Paddy yes. I have already talked with the yard about a different position in the yard when I get lifted again in two years time. Tarps, yes a good idea. I had plastic tarp but although I used that it wasn't the best idea; the old fashioned tarp could have been regular soaked - but of course when wet it won't be the best to prepare the paintwork!

I have had a chat with some professionals and the view is this year is exceptional unusual for wooden boats. The drying persistent winds we have had on this East Coast this early spring has been the trouble.

On the pump issue taking up on launch aside, I am now thinking what if I had a calamity? I have a 950 litre electric pump and the hand Gusher 25. I think more capacity would be better. This is the first time I have had the 950 tested and for the first hour it would have needed help.
 
No, but the planking will rot. OK when new, not when 54 years old.
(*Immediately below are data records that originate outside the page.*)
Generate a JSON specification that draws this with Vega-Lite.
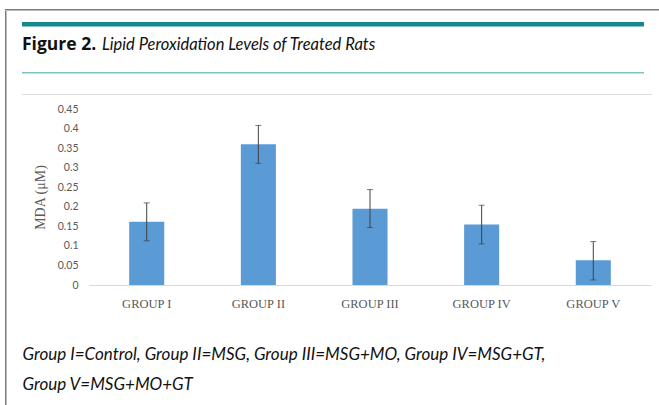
{
  "$schema": "https://vega.github.io/schema/vega-lite/v6.json",
  "padding": {"left": 5, "top": 9, "right": 0, "bottom": 0},
  "background": "white",
  "bounds": "flush",
  "spacing": 0,
  "config": {
    "view": {"stroke": null},
    "title": {"anchor": "start", "frame": "group", "baseline": "alphabetic"},
    "axisY": {
      "titleFont": "Liberation Serif", "titleFontSize": 14, "titleFontWeight": "normal",
      "titleColor": "#595959", "titlePadding": 10,
      "labelFont": "Lato", "labelFontSize": 10.5, "labelColor": "#595959",
      "labelOverlap": false, "labelFlush": false, "labelPadding": 11, "ticks": false, "domain": false, "grid": false
    }
  },
  "datasets": {
    "empty": [],
    "mda": [
      {"group": "GROUP I", "mean": 0.162, "lo": 0.113, "hi": 0.210},
      {"group": "GROUP II", "mean": 0.360, "lo": 0.311, "hi": 0.408},
      {"group": "GROUP III", "mean": 0.195, "lo": 0.147, "hi": 0.244},
      {"group": "GROUP IV", "mean": 0.155, "lo": 0.105, "hi": 0.204},
      {"group": "GROUP V", "mean": 0.063, "lo": 0.013, "hi": 0.111}
    ]
  },
  "vconcat": [
    {
      "data": {"name": "empty"},
      "mark": "point", "encoding": {},
      "width": 654, "height": 1.5,
      "view": {"fill": "#7a7a7a", "stroke": null}
    },
    {
      "bounds": "flush",
      "spacing": 0,
      "hconcat": [
        {
          "data": {"name": "empty"},
          "mark": "point", "encoding": {},
          "width": 1.5, "height": 394.5,
          "view": {"fill": "#7a7a7a", "stroke": null}
        },
        {
          "data": {"name": "empty"},
          "mark": "point", "encoding": {},
          "width": 15, "height": 394.5
        },
        {
          "bounds": "flush",
          "spacing": 0,
          "vconcat": [
            {"data": {"name": "empty"}, "mark": "point", "encoding": {}, "width": 622, "height": 11},
            {"data": {"name": "empty"}, "mark": "point", "encoding": {}, "width": 622, "height": 4.5,
             "view": {"fill": "#14888B", "stroke": null}},
            {"data": {"name": "empty"}, "mark": "point", "encoding": {}, "width": 622, "height": 44.5},
            {
              "bounds": "flush",
              "spacing": 0,
              "hconcat": [
                {
                  "data": {"name": "empty"}, "mark": "point", "encoding": {},
                  "width": 80, "height": 1.5,
                  "view": {"fill": "#7DC3C1", "stroke": null},
                  "title": {"text": "Figure 2.", "font": "Open Sans", "fontSize": 17.5, "fontWeight": "bold", "color": "#111111", "offset": 19}
                },
                {
                  "data": {"name": "empty"}, "mark": "point", "encoding": {},
                  "width": 542, "height": 1.5,
                  "view": {"fill": "#7DC3C1", "stroke": null},
                  "title": {"text": "Lipid Peroxidation Levels of Treated Rats", "font": "Lato", "fontSize": 16.5, "fontStyle": "italic", "fontWeight": "normal", "color": "#111111", "offset": 19}
                }
              ]
            },
            {"data": {"name": "empty"}, "mark": "point", "encoding": {}, "width": 622, "height": 21.5},
            {"data": {"name": "empty"}, "mark": "point", "encoding": {}, "width": 630, "height": 1,
             "view": {"fill": "#dddddd", "stroke": null}},
            {"data": {"name": "empty"}, "mark": "point", "encoding": {}, "width": 622, "height": 13.5},
            {
              "bounds": "flush",
              "spacing": 0,
              "hconcat": [
                {"data": {"name": "empty"}, "mark": "point", "encoding": {}, "width": 67, "height": 176},
                {
                  "data": {"name": "mda"},
                  "width": 562,
                  "height": 176,
                  "encoding": {
                    "x": {
                      "field": "group", "type": "nominal", "sort": null,
                      "scale": {"paddingInner": 0.686, "paddingOuter": 0.36},
                      "axis": {
                        "title": ["Group I=Control, Group II=MSG, Group III=MSG+MO, Group IV=MSG+GT,", "Group V=MSG+MO+GT"],
                        "titleFont": "Lato", "titleFontSize": 17, "titleFontStyle": "italic", "titleFontWeight": "normal",
                        "titleColor": "#111111", "titleAnchor": "start", "titleAlign": "left", "titleBaseline": "alphabetic",
                        "titleX": -67, "titleY": 74, "titleLineHeight": 30,
                        "labelAngle": 0, "labelFont": "Liberation Serif", "labelFontSize": 12.5, "labelColor": "#595959",
                        "labelPadding": 12, "ticks": false, "domainColor": "#d9d9d9", "domainWidth": 1
                      }
                    }
                  },
                  "layer": [
                    {
                      "mark": {"type": "bar", "color": "#5B9BD5"},
                      "encoding": {
                        "y": {
                          "field": "mean", "type": "quantitative",
                          "scale": {"domain": [0, 0.45], "nice": false, "zero": true},
                          "axis": {"title": "MDA (μM)", "values": [0, 0.05, 0.1, 0.15, 0.2, 0.25, 0.3, 0.35, 0.4, 0.45], "format": "~g"}
                        }
                      }
                    },
                    {
                      "mark": {"type": "rule", "color": "#404040", "strokeWidth": 1},
                      "encoding": {
                        "y": {"field": "lo", "type": "quantitative",
                              "axis": {"title": "MDA (μM)", "values": [0, 0.05, 0.1, 0.15, 0.2, 0.25, 0.3, 0.35, 0.4, 0.45], "format": "~g"}},
                        "y2": {"field": "hi"}
                      }
                    },
                    {
                      "mark": {"type": "tick", "color": "#404040", "thickness": 1, "size": 6},
                      "encoding": {"y": {"field": "lo", "type": "quantitative",
                              "axis": {"title": "MDA (μM)", "values": [0, 0.05, 0.1, 0.15, 0.2, 0.25, 0.3, 0.35, 0.4, 0.45], "format": "~g"}}}
                    },
                    {
                      "mark": {"type": "tick", "color": "#404040", "thickness": 1, "size": 6},
                      "encoding": {"y": {"field": "hi", "type": "quantitative",
                              "axis": {"title": "MDA (μM)", "values": [0, 0.05, 0.1, 0.15, 0.2, 0.25, 0.3, 0.35, 0.4, 0.45], "format": "~g"}}}
                    }
                  ]
                }
              ]
            }
          ]
        }
      ]
    }
  ]
}
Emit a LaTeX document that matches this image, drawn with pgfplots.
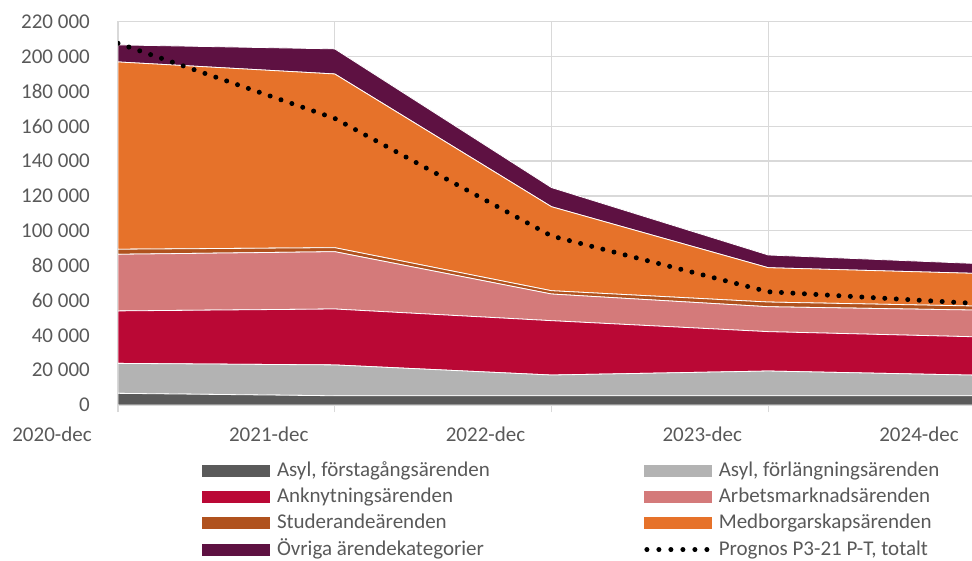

My second Stella was over 33 years old when I did her, with sprung planks loose roves, broken ribs, worm holes, holes due to rotten planks & knees, rotten decks. 17 years later owner tells me that she is still Ok & still is as dry as a bone. Just have to do it properly.
 
Humm thats quite a bit o water coming in there I would say; might I ask when did you paint her with Antifoul, assuming that its below the water line that she is taking water in, just after taken out or just before she went back in, or somewhere in between her time out ?

Because I used to find that applying the Antifoul just before dipping her back the Antifoul can be run into any small seam openings as one does the job, plus if any apparent bigger seam openings can be attended to then; just asking ?
 
I have had a chat with some professionals and the view is this year is exceptional unusual for wooden boats. The drying persistent winds we have had on this East Coast this early spring has been the trouble.

.
We had a wooden Folkboat that used to leak like a sieve for the first 12 hours after we launched her every spring, we stored her in a field under a tarpaulin in Essex during the winter.

Then we put her inside in Trevor Taylor’s shed at Wallasea over the winter and this reduced the launching leaks dramatically so this also backs up your thoughts that the cold wind that does the drying out
 
My second Stella was over 33 years old when I did her, with sprung planks loose roves, broken ribs, worm holes, holes due to rotten planks & knees, rotten decks. 17 years later owner tells me that she is still Ok & still is as dry as a bone. Just have to do it properly.

Professional opinion from some is that it is a high risk of the timber rotting away behind the sheathing. I have seen examples in the past. But I guess some, perhaps many, have been successful. But I have no sprung planks, ribs that needed are repaired, the deck is fine etc. She now doesn't take any water at all. I only needed one broken night and that was largely on account of the failure of the auto feature on the bilge pump. Even if it hadn't taken up by now, there was a solution that would have been immediately available: cross the other side of the Basin and get hooked up in strops on the canal crane for one hours to rake out 4ft of one seam, harden up the caulking and stop up with red lead putty.